### SET TASK
In the entries below, find the line with "Convert this chart to Plotly.js code." and the line with "const arrowAy = [-190, 95, -30];", then retype both and everything between them exactly. Do not copy the pictures.

### DATA LISTING
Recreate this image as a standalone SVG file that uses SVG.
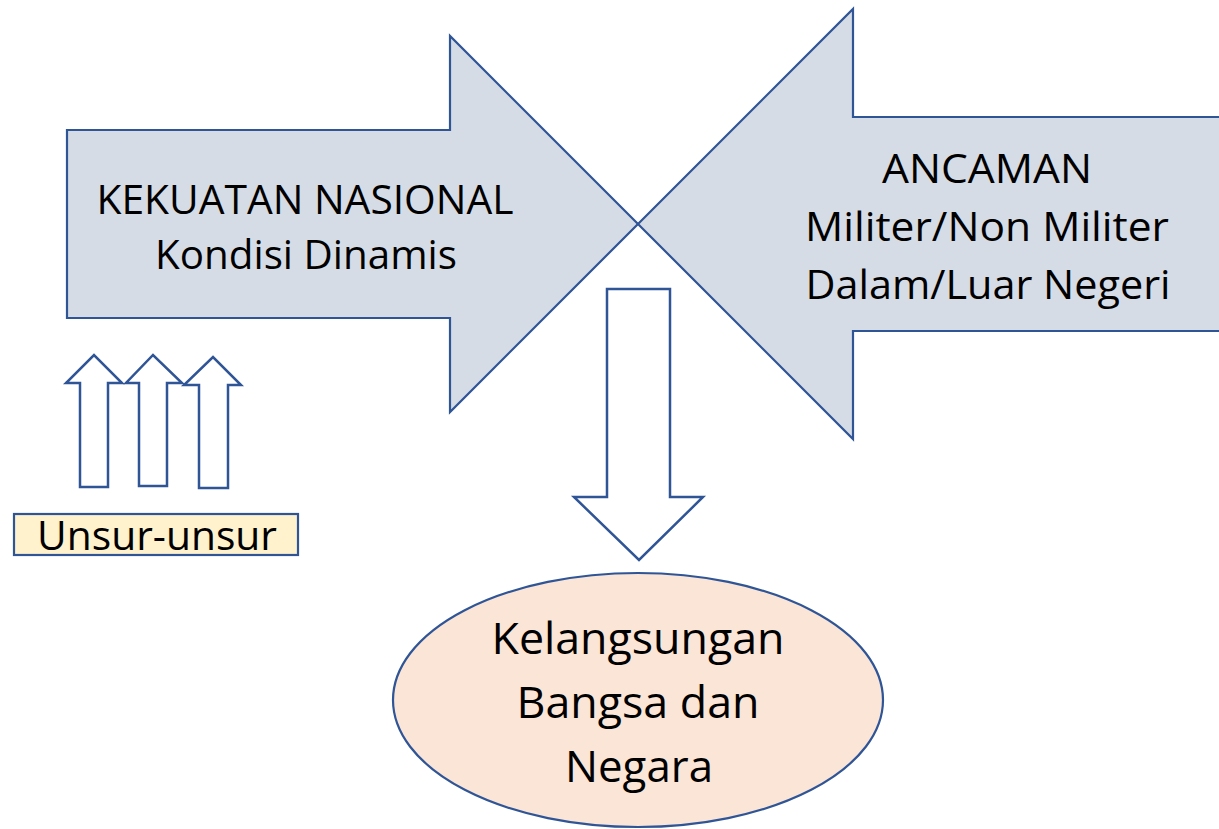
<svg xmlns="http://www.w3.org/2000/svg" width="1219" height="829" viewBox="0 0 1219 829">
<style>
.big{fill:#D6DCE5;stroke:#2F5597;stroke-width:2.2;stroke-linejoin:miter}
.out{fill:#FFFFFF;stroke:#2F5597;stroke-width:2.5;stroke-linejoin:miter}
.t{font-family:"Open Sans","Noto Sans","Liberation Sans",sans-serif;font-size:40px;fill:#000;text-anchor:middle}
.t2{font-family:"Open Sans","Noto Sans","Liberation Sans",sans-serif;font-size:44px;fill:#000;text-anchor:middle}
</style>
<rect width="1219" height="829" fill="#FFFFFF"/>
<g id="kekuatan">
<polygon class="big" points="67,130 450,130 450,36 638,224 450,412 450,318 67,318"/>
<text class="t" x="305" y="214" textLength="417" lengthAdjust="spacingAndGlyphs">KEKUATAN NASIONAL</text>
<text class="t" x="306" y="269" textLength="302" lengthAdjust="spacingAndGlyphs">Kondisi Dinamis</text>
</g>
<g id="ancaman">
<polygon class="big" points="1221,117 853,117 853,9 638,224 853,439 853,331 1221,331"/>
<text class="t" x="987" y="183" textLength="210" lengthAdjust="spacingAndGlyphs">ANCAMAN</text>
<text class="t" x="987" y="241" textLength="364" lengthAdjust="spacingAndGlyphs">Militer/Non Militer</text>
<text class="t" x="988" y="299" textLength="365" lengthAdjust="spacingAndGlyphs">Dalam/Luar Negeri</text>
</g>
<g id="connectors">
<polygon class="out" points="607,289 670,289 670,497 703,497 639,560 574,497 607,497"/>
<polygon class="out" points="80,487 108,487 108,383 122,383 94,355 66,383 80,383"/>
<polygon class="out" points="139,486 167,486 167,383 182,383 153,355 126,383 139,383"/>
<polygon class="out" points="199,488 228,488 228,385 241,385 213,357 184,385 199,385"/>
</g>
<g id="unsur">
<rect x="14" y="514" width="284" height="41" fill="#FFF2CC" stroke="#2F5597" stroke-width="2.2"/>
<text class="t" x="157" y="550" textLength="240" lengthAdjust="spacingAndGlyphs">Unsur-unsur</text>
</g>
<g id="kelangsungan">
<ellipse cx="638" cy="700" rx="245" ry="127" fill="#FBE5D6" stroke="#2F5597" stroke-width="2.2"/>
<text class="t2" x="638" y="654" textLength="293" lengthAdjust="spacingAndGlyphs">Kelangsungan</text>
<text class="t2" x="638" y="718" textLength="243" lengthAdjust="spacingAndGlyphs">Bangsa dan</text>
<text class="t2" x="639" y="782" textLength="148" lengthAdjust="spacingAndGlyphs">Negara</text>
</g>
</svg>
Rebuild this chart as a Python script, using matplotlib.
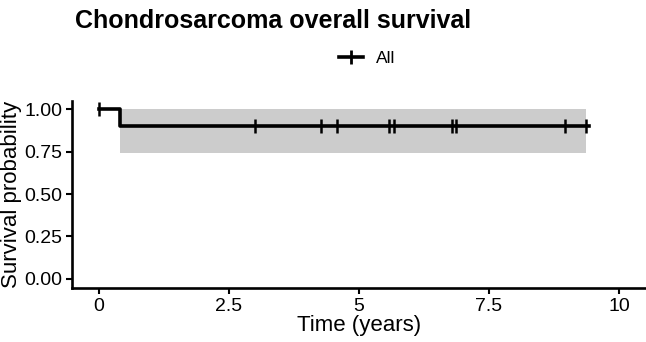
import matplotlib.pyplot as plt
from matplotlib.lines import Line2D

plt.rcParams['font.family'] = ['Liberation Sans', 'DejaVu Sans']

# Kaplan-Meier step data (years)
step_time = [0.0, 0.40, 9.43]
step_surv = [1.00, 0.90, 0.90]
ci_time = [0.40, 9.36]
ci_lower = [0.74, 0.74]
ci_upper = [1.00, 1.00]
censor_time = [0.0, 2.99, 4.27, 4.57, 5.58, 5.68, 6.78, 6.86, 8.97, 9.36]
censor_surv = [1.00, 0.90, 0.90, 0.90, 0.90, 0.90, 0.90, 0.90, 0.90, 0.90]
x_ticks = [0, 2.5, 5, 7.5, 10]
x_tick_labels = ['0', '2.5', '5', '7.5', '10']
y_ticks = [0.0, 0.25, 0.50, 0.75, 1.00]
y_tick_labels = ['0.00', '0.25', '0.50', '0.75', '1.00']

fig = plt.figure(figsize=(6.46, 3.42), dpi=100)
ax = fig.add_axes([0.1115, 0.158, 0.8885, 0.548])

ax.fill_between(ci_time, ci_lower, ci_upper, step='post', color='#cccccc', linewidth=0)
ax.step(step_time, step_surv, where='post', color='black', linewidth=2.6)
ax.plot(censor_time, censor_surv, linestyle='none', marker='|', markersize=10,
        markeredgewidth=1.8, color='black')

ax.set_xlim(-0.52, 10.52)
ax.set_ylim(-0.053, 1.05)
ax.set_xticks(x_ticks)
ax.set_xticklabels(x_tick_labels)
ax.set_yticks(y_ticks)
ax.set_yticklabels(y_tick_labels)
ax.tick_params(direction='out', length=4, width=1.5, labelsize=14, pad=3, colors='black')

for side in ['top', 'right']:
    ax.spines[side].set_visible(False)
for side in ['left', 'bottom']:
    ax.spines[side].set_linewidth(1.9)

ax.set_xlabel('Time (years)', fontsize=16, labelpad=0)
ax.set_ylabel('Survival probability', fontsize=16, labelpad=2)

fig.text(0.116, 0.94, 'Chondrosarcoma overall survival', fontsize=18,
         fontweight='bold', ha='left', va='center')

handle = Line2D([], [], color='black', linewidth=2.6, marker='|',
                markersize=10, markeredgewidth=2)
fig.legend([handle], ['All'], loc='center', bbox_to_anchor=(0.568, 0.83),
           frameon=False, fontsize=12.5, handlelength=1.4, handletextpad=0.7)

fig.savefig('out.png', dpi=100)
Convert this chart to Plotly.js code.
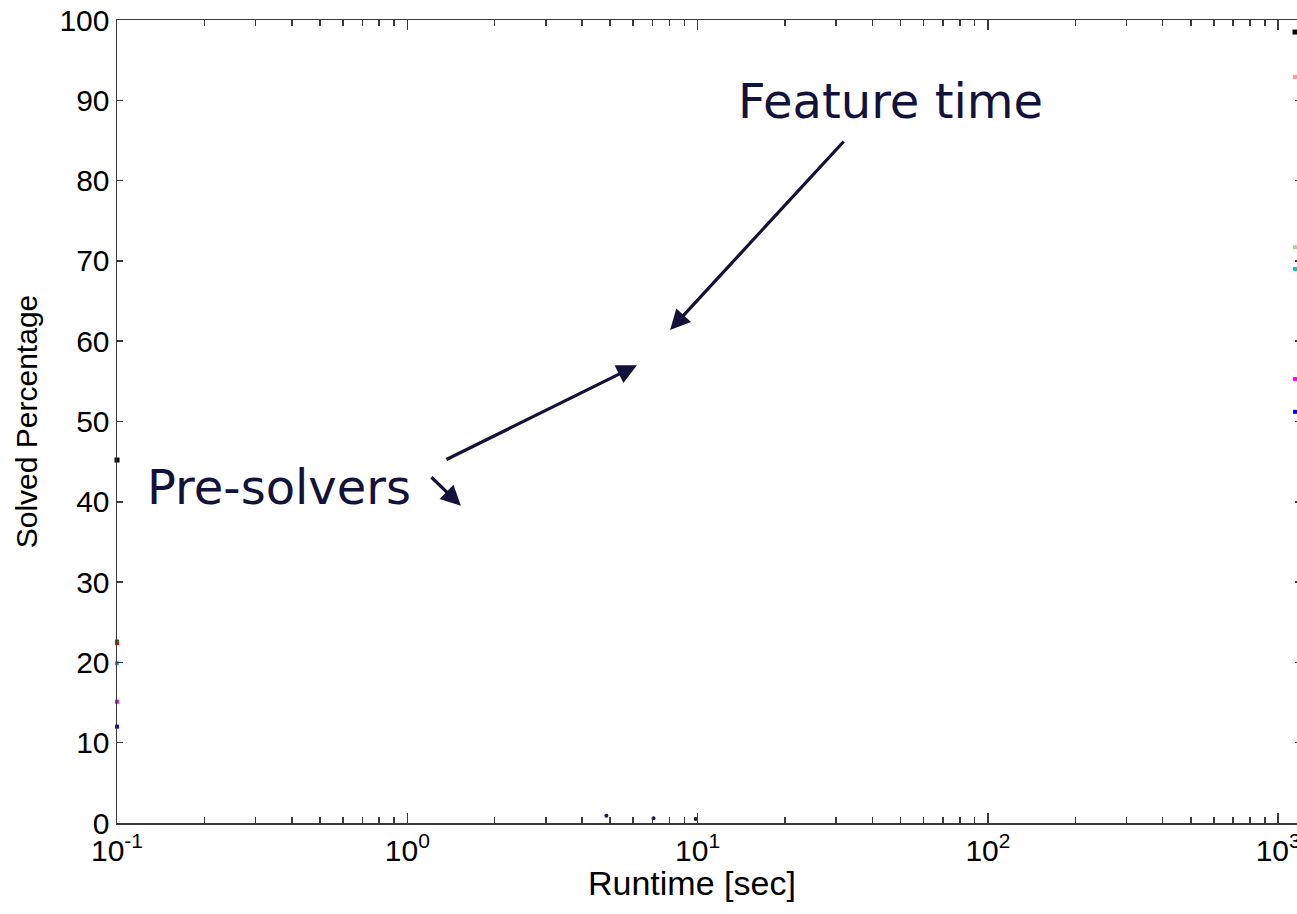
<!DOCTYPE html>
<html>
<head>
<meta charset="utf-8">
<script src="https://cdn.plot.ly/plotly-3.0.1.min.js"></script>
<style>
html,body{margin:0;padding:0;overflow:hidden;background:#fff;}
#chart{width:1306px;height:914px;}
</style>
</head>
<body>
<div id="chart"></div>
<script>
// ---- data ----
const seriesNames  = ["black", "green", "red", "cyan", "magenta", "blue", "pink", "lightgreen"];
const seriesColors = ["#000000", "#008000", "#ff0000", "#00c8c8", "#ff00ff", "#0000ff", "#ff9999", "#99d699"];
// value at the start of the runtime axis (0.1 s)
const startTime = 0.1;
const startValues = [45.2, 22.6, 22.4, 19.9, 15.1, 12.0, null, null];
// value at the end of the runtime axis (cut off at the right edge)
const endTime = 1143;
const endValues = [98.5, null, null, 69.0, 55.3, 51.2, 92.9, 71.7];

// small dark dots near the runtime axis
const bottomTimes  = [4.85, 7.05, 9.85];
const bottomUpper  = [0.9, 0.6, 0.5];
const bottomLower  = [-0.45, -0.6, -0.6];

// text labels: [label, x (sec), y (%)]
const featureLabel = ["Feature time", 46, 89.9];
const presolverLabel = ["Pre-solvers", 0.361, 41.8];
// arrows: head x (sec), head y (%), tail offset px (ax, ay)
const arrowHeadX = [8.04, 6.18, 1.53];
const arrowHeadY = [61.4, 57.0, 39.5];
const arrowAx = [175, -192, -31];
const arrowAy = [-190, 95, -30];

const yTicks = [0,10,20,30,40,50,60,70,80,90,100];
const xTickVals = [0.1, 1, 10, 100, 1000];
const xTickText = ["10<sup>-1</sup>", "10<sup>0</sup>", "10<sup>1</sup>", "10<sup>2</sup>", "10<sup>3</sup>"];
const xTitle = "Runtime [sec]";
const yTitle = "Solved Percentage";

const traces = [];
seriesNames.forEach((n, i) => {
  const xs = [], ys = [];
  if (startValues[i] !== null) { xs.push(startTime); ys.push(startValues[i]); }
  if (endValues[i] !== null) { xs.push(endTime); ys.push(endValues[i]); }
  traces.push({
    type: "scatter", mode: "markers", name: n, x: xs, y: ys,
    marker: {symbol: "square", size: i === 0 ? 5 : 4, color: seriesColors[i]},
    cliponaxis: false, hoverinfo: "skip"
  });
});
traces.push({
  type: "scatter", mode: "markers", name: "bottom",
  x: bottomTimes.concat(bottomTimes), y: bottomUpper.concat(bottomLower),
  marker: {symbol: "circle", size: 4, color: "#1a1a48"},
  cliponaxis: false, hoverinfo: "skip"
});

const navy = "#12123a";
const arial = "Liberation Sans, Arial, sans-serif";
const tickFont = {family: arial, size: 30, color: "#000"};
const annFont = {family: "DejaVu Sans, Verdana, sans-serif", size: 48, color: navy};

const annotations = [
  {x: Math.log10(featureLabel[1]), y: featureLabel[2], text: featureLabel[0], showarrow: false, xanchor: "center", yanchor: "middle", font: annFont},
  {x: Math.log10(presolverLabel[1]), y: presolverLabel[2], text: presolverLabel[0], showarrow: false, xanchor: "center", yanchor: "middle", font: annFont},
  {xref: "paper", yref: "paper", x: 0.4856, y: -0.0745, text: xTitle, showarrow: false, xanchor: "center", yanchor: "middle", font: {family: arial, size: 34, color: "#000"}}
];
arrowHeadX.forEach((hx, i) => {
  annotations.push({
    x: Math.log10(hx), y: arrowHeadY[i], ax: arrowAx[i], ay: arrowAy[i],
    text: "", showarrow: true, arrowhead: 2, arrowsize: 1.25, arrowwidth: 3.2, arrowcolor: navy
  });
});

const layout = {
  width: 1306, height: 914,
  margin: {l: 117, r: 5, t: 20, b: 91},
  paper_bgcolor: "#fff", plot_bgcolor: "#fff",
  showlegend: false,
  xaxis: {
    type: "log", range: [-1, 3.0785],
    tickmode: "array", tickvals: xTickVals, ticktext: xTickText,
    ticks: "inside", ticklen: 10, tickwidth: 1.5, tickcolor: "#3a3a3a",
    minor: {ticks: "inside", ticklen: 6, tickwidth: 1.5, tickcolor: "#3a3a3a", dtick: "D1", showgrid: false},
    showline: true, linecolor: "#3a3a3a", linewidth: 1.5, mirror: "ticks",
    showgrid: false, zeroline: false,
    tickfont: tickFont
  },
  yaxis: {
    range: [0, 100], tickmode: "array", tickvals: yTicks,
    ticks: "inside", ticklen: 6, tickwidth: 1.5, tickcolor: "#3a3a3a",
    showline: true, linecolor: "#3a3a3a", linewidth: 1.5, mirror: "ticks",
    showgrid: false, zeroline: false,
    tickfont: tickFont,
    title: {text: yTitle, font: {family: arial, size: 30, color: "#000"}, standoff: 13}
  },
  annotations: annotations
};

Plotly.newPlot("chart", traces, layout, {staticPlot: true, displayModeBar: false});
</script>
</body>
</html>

### RESPONSE FOR THIS EXERCISE
Convert this chart to Plotly.js code.
<!DOCTYPE html>
<html>
<head>
<meta charset="utf-8">
<script src="https://cdn.plot.ly/plotly-3.0.1.min.js"></script>
<style>
html,body{margin:0;padding:0;overflow:hidden;background:#fff;}
#chart{width:1306px;height:914px;}
</style>
</head>
<body>
<div id="chart"></div>
<script>
// ---- data ----
const seriesNames  = ["black", "green", "red", "cyan", "magenta", "blue", "pink", "lightgreen"];
const seriesColors = ["#000000", "#008000", "#ff0000", "#00c8c8", "#ff00ff", "#0000ff", "#ff9999", "#99d699"];
// value at the start of the runtime axis (0.1 s)
const startTime = 0.1;
const startValues = [45.2, 22.6, 22.4, 19.9, 15.1, 12.0, null, null];
// value at the end of the runtime axis (cut off at the right edge)
const endTime = 1143;
const endValues = [98.5, null, null, 69.0, 55.3, 51.2, 92.9, 71.7];

// small dark dots near the runtime axis
const bottomTimes  = [4.85, 7.05, 9.85];
const bottomUpper  = [0.9, 0.6, 0.5];
const bottomLower  = [-0.45, -0.6, -0.6];

// text labels: [label, x (sec), y (%)]
const featureLabel = ["Feature time", 46, 89.9];
const presolverLabel = ["Pre-solvers", 0.361, 41.8];
// arrows: head x (sec), head y (%), tail offset px (ax, ay)
const arrowHeadX = [8.04, 6.18, 1.53];
const arrowHeadY = [61.4, 57.0, 39.5];
const arrowAx = [175, -192, -31];
const arrowAy = [-190, 95, -30];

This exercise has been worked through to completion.